One of the hardest things to achieve when cooking a steak is a well-done steak that isn’t too dry and chewy. In this case, we’d have to say that practice makes perfect, and a meat thermometer really comes in handy!

How to save an undercooked steak

In case the steak is undercooked, you could simply place it back into the oven, pot, or on the grill to cook it some more. However, if you’re short on time and you’d like to prepare it as soon as possible, the best way would be to cut it up into slices.

This way you’ll be able to tell when the meat is ready without performing any tests. Plus, you won’t have to worry about it being undercooked or overcooked.

Can you get sick from eating a rare steak?

When handling any type of meat, regardless of the dish you’re making and the cooking method you’re using, it is important to ensure that the meat is fresh and that it was stored properly, at the right temperature, following all the safety requirements.

Therefore, we wouldn’t recommend buying your meat, whether it be steak or any other meat cut, from unregistered sellers. Their product might have not undergone all the required quality tests, as well as sanitary protocols.

Now, you may wonder, how can you even tell that the meat cut you’re purchasing is fresh? Aside from relying on licensed, registered sellers, it is necessary to perform certain quality tests on your own to ensure you’re working with fresh meat:

  • the visual test: for beef or any other red meat, the meat should have a bright red color throughout the cut, without any color changes. If the meat is purple, it is possible that it has been thawed and then frozen again, which can be quite dangerous. 
  • the touch test: fresh meat cut should “bounce” right back when you press it. In case this doesn’t happen, it could mean that the meat isn’t as fresh and that’s causing it to lose its structure and elasticity.
  • the smell test: one of the most accurate tests there are to ensure that the steak you’re working with is as fresh as it can be. Fresh, quality meat should not have any kind of strong smell, except for the natural smell of blood.
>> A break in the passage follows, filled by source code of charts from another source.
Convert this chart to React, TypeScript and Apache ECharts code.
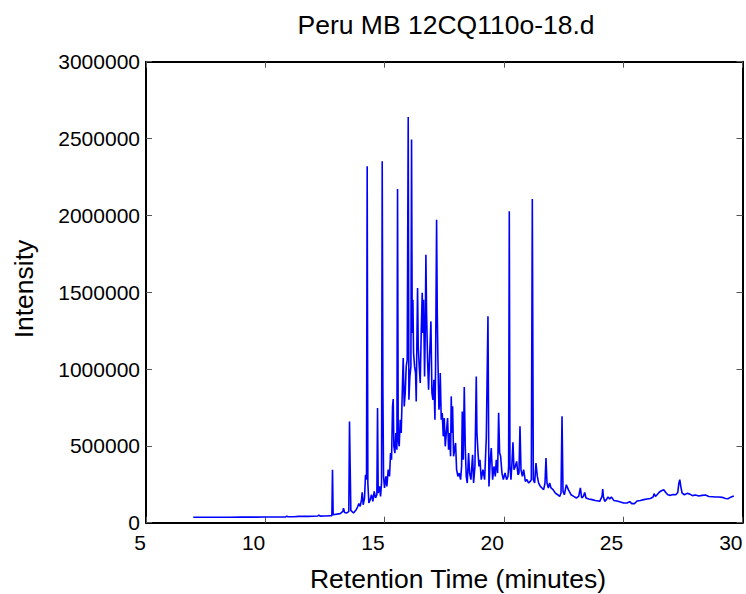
import React, { useEffect, useRef } from "react";
import * as echarts from "echarts";

// Chromatogram: [retention time (min), intensity]
const earlyBaseline: [number, number][] = [
  [6.98, 35000], [7.5, 35000], [8.0, 35500], [8.5, 35500], [9.0, 36000], [9.5, 36500],
  [10.0, 37000], [10.5, 37500], [10.85, 38000], [10.9, 43000], [10.95, 38500], [11.2, 39000],
  [11.4, 41000], [11.6, 42000], [11.8, 41000], [12.0, 42000], [12.2, 44000], [12.25, 49000],
  [12.3, 43000], [12.5, 44000], [12.72, 45000], [12.79, 45000],
];

const firstPeaks: [number, number][] = [
  [12.816, 345000], [12.844, 52000], [13.138, 59000], [13.25, 74000], [13.278, 95000],
  [13.32, 67000], [13.418, 63000], [13.5, 74000], [13.529, 659000], [13.557, 366000],
  [13.585, 80000], [13.697, 63000], [13.809, 85000], [13.865, 102000], [13.921, 124000],
  [13.977, 106000], [14.033, 150000], [14.061, 197000], [14.103, 117000], [14.159, 161000],
  [14.2, 312000], [14.242, 280000], [14.27, 2319000], [14.298, 258000], [14.34, 128000],
];

const mainCluster: [number, number][] = [
  [14.396, 150000], [14.452, 182000], [14.508, 139000], [14.564, 204000], [14.62, 161000],
  [14.676, 182000], [14.704, 746000], [14.732, 193000], [14.788, 236000], [14.83, 171000],
  [14.872, 258000], [14.9, 2352000], [14.928, 876000], [14.956, 301000], [14.997, 226000],
  [15.053, 301000], [15.095, 236000], [15.151, 345000], [15.207, 301000], [15.249, 453000],
  [15.291, 410000], [15.333, 757000], [15.361, 805000], [15.389, 497000], [15.431, 453000],
  [15.473, 584000], [15.515, 475000], [15.543, 2172000], [15.571, 540000], [15.613, 497000],
  [15.655, 670000], [15.697, 584000], [15.739, 844000], [15.78, 1072000], [15.822, 757000],
  [15.864, 844000], [15.906, 1017000], [15.948, 1061000], [15.99, 2640000], [16.018, 800000],
  [16.06, 952000], [16.102, 1017000], [16.13, 2493000], [16.158, 1234000], [16.186, 1451000],
  [16.214, 1104000], [16.256, 1017000], [16.298, 974000], [16.326, 789000], [16.354, 1191000],
  [16.382, 1527000], [16.41, 1147000], [16.452, 1017000], [16.493, 909000], [16.535, 1234000],
  [16.577, 1497000], [16.605, 1234000], [16.633, 1451000], [16.675, 952000], [16.703, 1234000],
  [16.731, 1744000], [16.759, 1365000], [16.801, 1061000], [16.843, 866000], [16.885, 1083000],
  [16.913, 1191000], [16.941, 1310000], [16.983, 844000], [17.025, 800000], [17.067, 930000],
  [17.109, 670000], [17.137, 1017000], [17.179, 1972000], [17.207, 1367000], [17.235, 1061000],
  [17.277, 735000], [17.318, 800000],
];

const middleRegion: [number, number][] = [
  [17.332, 974000], [17.374, 670000], [17.416, 714000], [17.458, 562000], [17.5, 681000],
  [17.542, 497000], [17.598, 605000], [17.64, 681000], [17.682, 475000], [17.723, 584000],
  [17.765, 432000], [17.793, 822000], [17.821, 584000], [17.849, 757000], [17.891, 432000],
  [17.933, 475000], [17.975, 519000], [18.017, 345000], [18.073, 301000], [18.129, 323000],
  [18.185, 280000], [18.227, 366000], [18.255, 724000], [18.297, 410000], [18.339, 883000],
  [18.38, 497000], [18.422, 301000], [18.464, 258000], [18.52, 453000], [18.562, 323000],
  [18.618, 280000], [18.688, 442000], [18.73, 258000], [18.786, 366000], [18.842, 952000],
  [18.87, 584000], [18.912, 464000], [18.954, 366000], [18.996, 410000], [19.052, 280000],
  [19.122, 345000], [19.192, 280000], [19.262, 551000], [19.332, 1343000], [19.373, 236000],
  [19.429, 410000], [19.471, 486000], [19.527, 280000], [19.583, 366000], [19.639, 301000],
  [19.681, 410000], [19.737, 323000], [19.779, 716000], [19.821, 453000], [19.863, 432000],
  [19.919, 323000], [19.975, 280000], [20.045, 323000], [20.114, 280000], [20.17, 301000],
  [20.198, 366000], [20.226, 2026000], [20.254, 366000], [20.296, 280000], [20.338, 388000],
  [20.38, 523000], [20.422, 345000], [20.478, 366000], [20.534, 399000], [20.59, 312000],
  [20.632, 323000], [20.674, 627000], [20.716, 345000], [20.772, 301000], [20.828, 345000],
  [20.898, 269000], [20.967, 280000],
];

const tailRegion: [number, number][] = [
  [21.037, 258000], [21.107, 269000], [21.149, 280000], [21.191, 2107000], [21.233, 280000],
  [21.289, 258000], [21.345, 388000], [21.401, 301000], [21.457, 258000], [21.527, 236000],
  [21.596, 226000], [21.666, 215000], [21.722, 258000], [21.764, 421000], [21.806, 258000],
  [21.862, 226000], [21.918, 258000], [21.974, 226000], [22.058, 215000], [22.156, 193000],
  [22.254, 182000], [22.338, 171000], [22.394, 193000], [22.436, 692000], [22.477, 204000],
  [22.533, 182000], [22.617, 247000], [22.701, 215000], [22.813, 182000], [22.925, 171000],
  [23.036, 161000], [23.134, 171000], [23.204, 226000], [23.26, 161000], [23.33, 171000],
  [23.386, 197000], [23.442, 161000], [23.554, 154000], [23.694, 150000], [23.834, 145000],
  [24.016, 139000],
];

const lateRegion: [number, number][] = [
  [24.113, 171000], [24.141, 219000], [24.169, 171000], [24.225, 139000], [24.295, 150000],
  [24.365, 167000], [24.435, 154000], [24.505, 167000], [24.603, 145000], [24.743, 141000],
  [24.882, 135000], [25.022, 128000], [25.162, 128000], [25.274, 137000], [25.358, 124000],
  [25.47, 124000], [25.582, 141000], [25.721, 145000], [25.861, 150000], [26.001, 154000],
  [26.141, 158000], [26.253, 167000], [26.295, 189000], [26.351, 171000], [26.42, 182000],
  [26.518, 200000], [26.602, 208000], [26.7, 215000], [26.784, 197000], [26.868, 182000],
  [26.98, 178000], [27.092, 184000], [27.204, 182000], [27.288, 197000], [27.33, 254000],
  [27.371, 280000], [27.413, 237000], [27.469, 193000], [27.567, 182000], [27.679, 191000],
  [27.791, 186000], [27.903, 176000], [28.028, 180000], [28.168, 174000], [28.308, 178000],
  [28.448, 180000], [28.588, 171000], [28.727, 169000], [28.867, 167000], [29.007, 167000],
  [29.147, 165000], [29.287, 158000], [29.385, 156000], [29.497, 165000], [29.637, 174000],
];

const xTicks = { min: 5, max: 30, interval: 5 };
const yTicks = { min: 0, max: 3000000, interval: 500000 };
const titleText = "Peru MB 12CQ110o-18.d";
const xName = "Retention Time (minutes)";
const yName = "Intensity";

const FONT = "'Liberation Sans', Arial, Helvetica, sans-serif";

export default function App() {
  const ref = useRef<HTMLDivElement>(null);
  useEffect(() => {
    if (!ref.current) return;
    const chart = echarts.init(ref.current, undefined, { renderer: "svg" });
    const data = [
      ...earlyBaseline,
      ...firstPeaks,
      ...mainCluster,
      ...middleRegion,
      ...tailRegion,
      ...lateRegion,
    ];
    const axisLine = { show: true, onZero: false, lineStyle: { color: "#000", width: 2 } };
    const axisTick = { show: true, inside: true, length: 6, lineStyle: { color: "#555", width: 1 } };
    chart.setOption({
      animation: false,
      backgroundColor: "#fff",
      grid: { left: 146, right: 3.5, top: 61.7, bottom: 71.3 },
      xAxis: [
        {
          type: "value",
          ...xTicks,
          axisLine,
          axisTick,
          splitLine: { show: false },
          axisLabel: {
            color: "#000",
            fontSize: 21,
            fontFamily: FONT,
            margin: 9,
            align: "right",
          },
        },
        {
          type: "value",
          position: "top",
          ...xTicks,
          axisLine,
          axisTick,
          splitLine: { show: false },
          axisLabel: { show: false },
        },
      ],
      yAxis: [
        {
          type: "value",
          ...yTicks,
          axisLine,
          axisTick,
          splitLine: { show: false },
          axisLabel: {
            color: "#000",
            fontSize: 21,
            fontFamily: FONT,
            margin: 6,
            formatter: (v: number) => String(v),
          },
        },
        {
          type: "value",
          position: "right",
          ...yTicks,
          axisLine,
          axisTick,
          splitLine: { show: false },
          axisLabel: { show: false },
        },
      ],
      graphic: [
        {
          type: "text",
          x: 446,
          y: 25,
          style: {
            text: titleText,
            fill: "#000",
            font: `26.5px ${FONT}`,
            align: "center",
            verticalAlign: "middle",
          },
        },
        {
          type: "text",
          x: 458,
          y: 578.5,
          style: {
            text: xName,
            fill: "#000",
            font: `26.5px ${FONT}`,
            align: "center",
            verticalAlign: "middle",
          },
        },
        {
          type: "text",
          x: 24,
          y: 289,
          rotation: Math.PI / 2,
          style: {
            text: yName,
            fill: "#000",
            font: `26.5px ${FONT}`,
            align: "center",
            verticalAlign: "middle",
          },
        },
      ],
      series: [
        {
          type: "line",
          xAxisIndex: 0,
          yAxisIndex: 0,
          data,
          showSymbol: false,
          symbol: "none",
          lineStyle: { color: "#0000ff", width: 1.6 },
          emphasis: { disabled: true },
        },
      ],
    });
    return () => chart.dispose();
  }, []);
  return (
    <div
      ref={ref}
      style={{ position: "fixed", left: 0, top: 0, width: 746, height: 594, background: "#fff" }}
    />
  );
}
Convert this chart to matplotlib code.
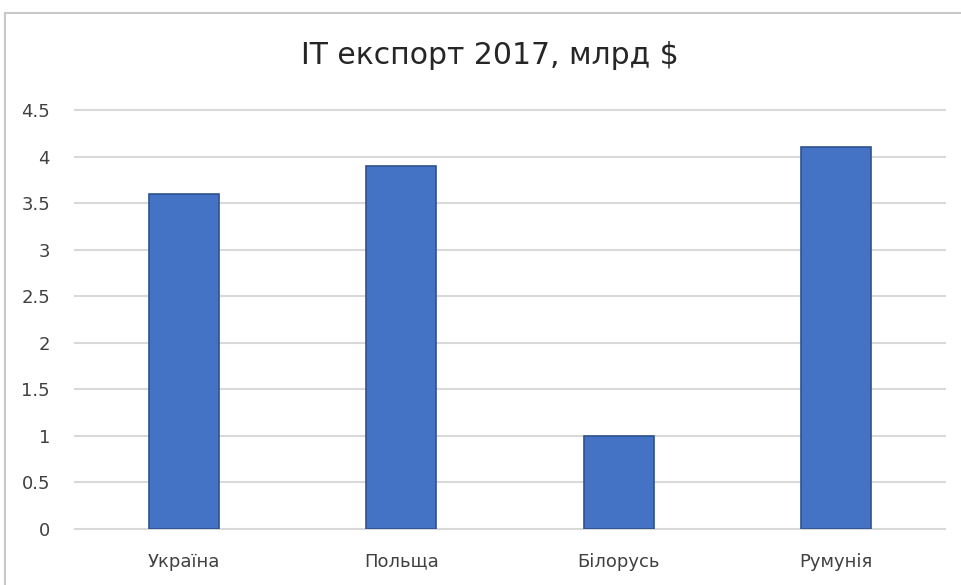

In case you’re sensing any kind of foul smell, or a hint of bleach, you should not use the meat, and you should definitely not prepare a rare steak as it could be quite dangerous. Remember, any unusual or foul smell could indicate that the meat has gone bad.

What happens if you eat an undercooked steak?

In case the steak hasn’t been stored properly, or it isn’t fresh, there are many health risks if you happen to be eating undercooked beef

A beefsteak can carry a great number of dangerous bacteria species. These include Pseudomonas spp., Salmonella, E.coli, Shigella, and Staphylococcus. They can cause many adverse effects associated with food poisoning

What’s more, beef can also have parasites such as Tapeworm that can cause a number of parasitic infections. According to many sources, the safest way of consuming beef steak is to get it at the temperature of 145 degrees Fahrenheit.

Anything below that is considered undercooked meat, which carries a great risk of health consequences. This is particularly important for sensitive groups.

In fact, pregnant women, the elderly, children under 5 years of age, and immunocompromised individuals should never eat uncooked meat. If you belong to any of the sensitive groups, we’d recommend trying a well-done steak instead.

In summary, we would never recommend eating rare steak if you’re unaware of the origins and the conditions the meat was kept under. Also, if you’re making this steak at home, we’d advise you to use a meat thermometer to ensure it has reached a safe temperature.

When it comes to ordering a rare steak in restaurants, we once again recommend prioritizing quality and sanitary requirements. This means that you should always pay attention to the reviews and do your research about the restaurants you’re visiting.